The only thing keeping him in line is how clearly terrified he is of Batman, and beneath that terror is a hydrogen resentment straining to escape its balloon prison in a shocking but impotent explosion of wannabe-Rambo masculinity. Which is what happens in issue 5.
Guy snaps — we come on the scene in medias res, as if to say, “We don’t have to explain why he’s mad. He’s an asshole!” — and when Batman still refuses to hand leadership of the League to him, Guy pulls his power ring off and prepares to throw hands. The result is obvious, by the laws of Batman and comedy alike. It’s the aftermath of this superheroic clash that sells the moment as only Justice League International can.
The reactions of the other Leaguers run from neutral to delighted catharsis to dismay at not having seen it with their own eyes. Then they leave Guy’s flopped-out body on the floor and cross the room to have a much quieter version of their usual team meeting.
Television has tried mightily to do the thing that came so easily to Giffen, Maguire, and DeMatteis. The CW’s Legends of Tomorrow arguably fits this mold, as well as Disney Plus’ She-Hulk, HBO Max’s Harley Quinn, and NBC’s doomed Powerless. And while some of these attempts are great television, all of them skew to one end or the other, to action comedy or full-on parody.

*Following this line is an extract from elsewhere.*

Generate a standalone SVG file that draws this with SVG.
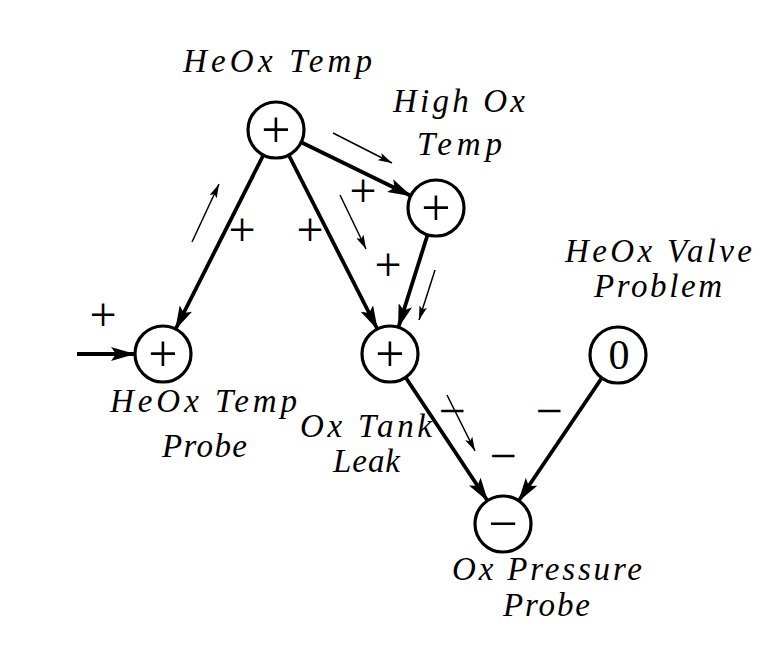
<svg xmlns="http://www.w3.org/2000/svg" width="778" height="656" viewBox="0 0 778 656">
<style>
.node{fill:#fff;stroke:#000;stroke-width:3.2}
.edge{stroke:#000;stroke-width:3.8;fill:none}
.hint{stroke:#000;stroke-width:1.5;fill:none}
.lbl{font-family:"Liberation Serif",serif;font-style:italic;font-size:33px;fill:#000}
.sym{font-family:"Liberation Serif",serif;font-size:48px;fill:#000;text-anchor:middle}
.nsym{font-family:"Liberation Serif",serif;font-size:52px;fill:#000;text-anchor:middle}
.zero{font-family:"Liberation Serif",serif;font-size:42px;fill:#000;text-anchor:middle}
</style>
<defs>
<marker id="ah" viewBox="0 0 24 14" markerUnits="userSpaceOnUse" markerWidth="24" markerHeight="14" refX="23" refY="7" orient="auto">
<path d="M0,0 L24,7 L0,14 L5,7 z" fill="#000"/>
</marker>
<marker id="ahs" viewBox="0 0 14 8" markerUnits="userSpaceOnUse" markerWidth="14" markerHeight="8" refX="14" refY="4" orient="auto">
<path d="M0,0 L14,4 L0,8 L3,4 z" fill="#000"/>
</marker>
</defs>
<rect width="778" height="656" fill="#fff"/>
<g id="connectors">
<line class="edge" x1="77" y1="354" x2="134" y2="354" marker-end="url(#ah)"/>
<line class="edge" x1="263.4" y1="155" x2="175.6" y2="329" marker-end="url(#ah)"/>
<line class="edge" x1="288.7" y1="155" x2="377.3" y2="329" marker-end="url(#ah)"/>
<line class="edge" x1="301.2" y1="142.3" x2="410.8" y2="195.7" marker-end="url(#ah)"/>
<line class="edge" x1="427.6" y1="234.7" x2="398.4" y2="327.3" marker-end="url(#ah)"/>
<line class="edge" x1="405.5" y1="377.3" x2="487.5" y2="500.7" marker-end="url(#ah)"/>
<line class="edge" x1="602.3" y1="377.2" x2="518.7" y2="500.8" marker-end="url(#ah)"/>
<line class="hint" x1="192" y1="242" x2="219" y2="184" marker-end="url(#ahs)"/>
<line class="hint" x1="333" y1="133" x2="392" y2="163" marker-end="url(#ahs)"/>
<line class="hint" x1="340" y1="195" x2="366" y2="249" marker-end="url(#ahs)"/>
<line class="hint" x1="435" y1="270" x2="419" y2="320" marker-end="url(#ahs)"/>
<line class="hint" x1="447" y1="395" x2="475" y2="451" marker-end="url(#ahs)"/>
<text class="sym" x="103" y="331">+</text>
<text class="sym" x="242" y="246">+</text>
<text class="sym" x="310" y="246">+</text>
<text class="sym" x="363" y="207">+</text>
<text class="sym" x="388" y="281">+</text>
<text class="sym" x="452" y="427">−</text>
<text class="sym" x="549" y="427">−</text>
<text class="sym" x="503" y="472">−</text>
</g>
<g id="heox-temp">
<circle class="node" cx="276" cy="130" r="28"/>
<text class="nsym" x="276" y="147">+</text>
<text class="lbl" x="183" y="72" textLength="189" lengthAdjust="spacing">HeOx Temp</text>
</g>
<g id="high-ox-temp">
<circle class="node" cx="436" cy="208" r="28"/>
<text class="nsym" x="436" y="225">+</text>
<text class="lbl" x="393" y="112" textLength="132" lengthAdjust="spacing">High Ox</text>
<text class="lbl" x="417" y="155" textLength="85" lengthAdjust="spacing">Temp</text>
</g>
<g id="heox-temp-probe">
<circle class="node" cx="163" cy="354" r="28"/>
<text class="nsym" x="163" y="371">+</text>
<text class="lbl" x="110" y="412" textLength="187" lengthAdjust="spacing">HeOx Temp</text>
<text class="lbl" x="162" y="457" textLength="85" lengthAdjust="spacing">Probe</text>
</g>
<g id="ox-tank-leak">
<circle class="node" cx="390" cy="354" r="28"/>
<text class="nsym" x="390" y="371">+</text>
<text class="lbl" x="300" y="437" textLength="132" lengthAdjust="spacing">Ox Tank</text>
<text class="lbl" x="333" y="472" textLength="67" lengthAdjust="spacing">Leak</text>
</g>
<g id="heox-valve-problem">
<circle class="node" cx="618" cy="355" r="28"/>
<text class="zero" x="619" y="369">0</text>
<text class="lbl" x="565" y="262" textLength="187" lengthAdjust="spacing">HeOx Valve</text>
<text class="lbl" x="594" y="297" textLength="128" lengthAdjust="spacing">Problem</text>
</g>
<g id="ox-pressure-probe">
<circle class="node" cx="503" cy="524" r="28"/>
<text class="nsym" x="503" y="541">−</text>
<text class="lbl" x="452" y="580" textLength="190" lengthAdjust="spacing">Ox Pressure</text>
<text class="lbl" x="503" y="616" textLength="87" lengthAdjust="spacing">Probe</text>
</g>
</svg>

There’s never really been anything that was so earnestly a flagship superhero-team book and so earnestly a sitcom at the same time. Where it was perfectly normal for the Justice League to spend an annual expanding into an international web of headquarters facilities at the behest of their secretly-a-villain PR manager who’s being advised by a superintelligent computer from the planet Apokolips — and perfectly normal for them to (in the same issue) do a whole bit that is just straight-up an unauthorized Fawlty Towers crossover.
Like Batman’s fist meeting Guy Gardner’s face, it’s a combination that has never been equaled.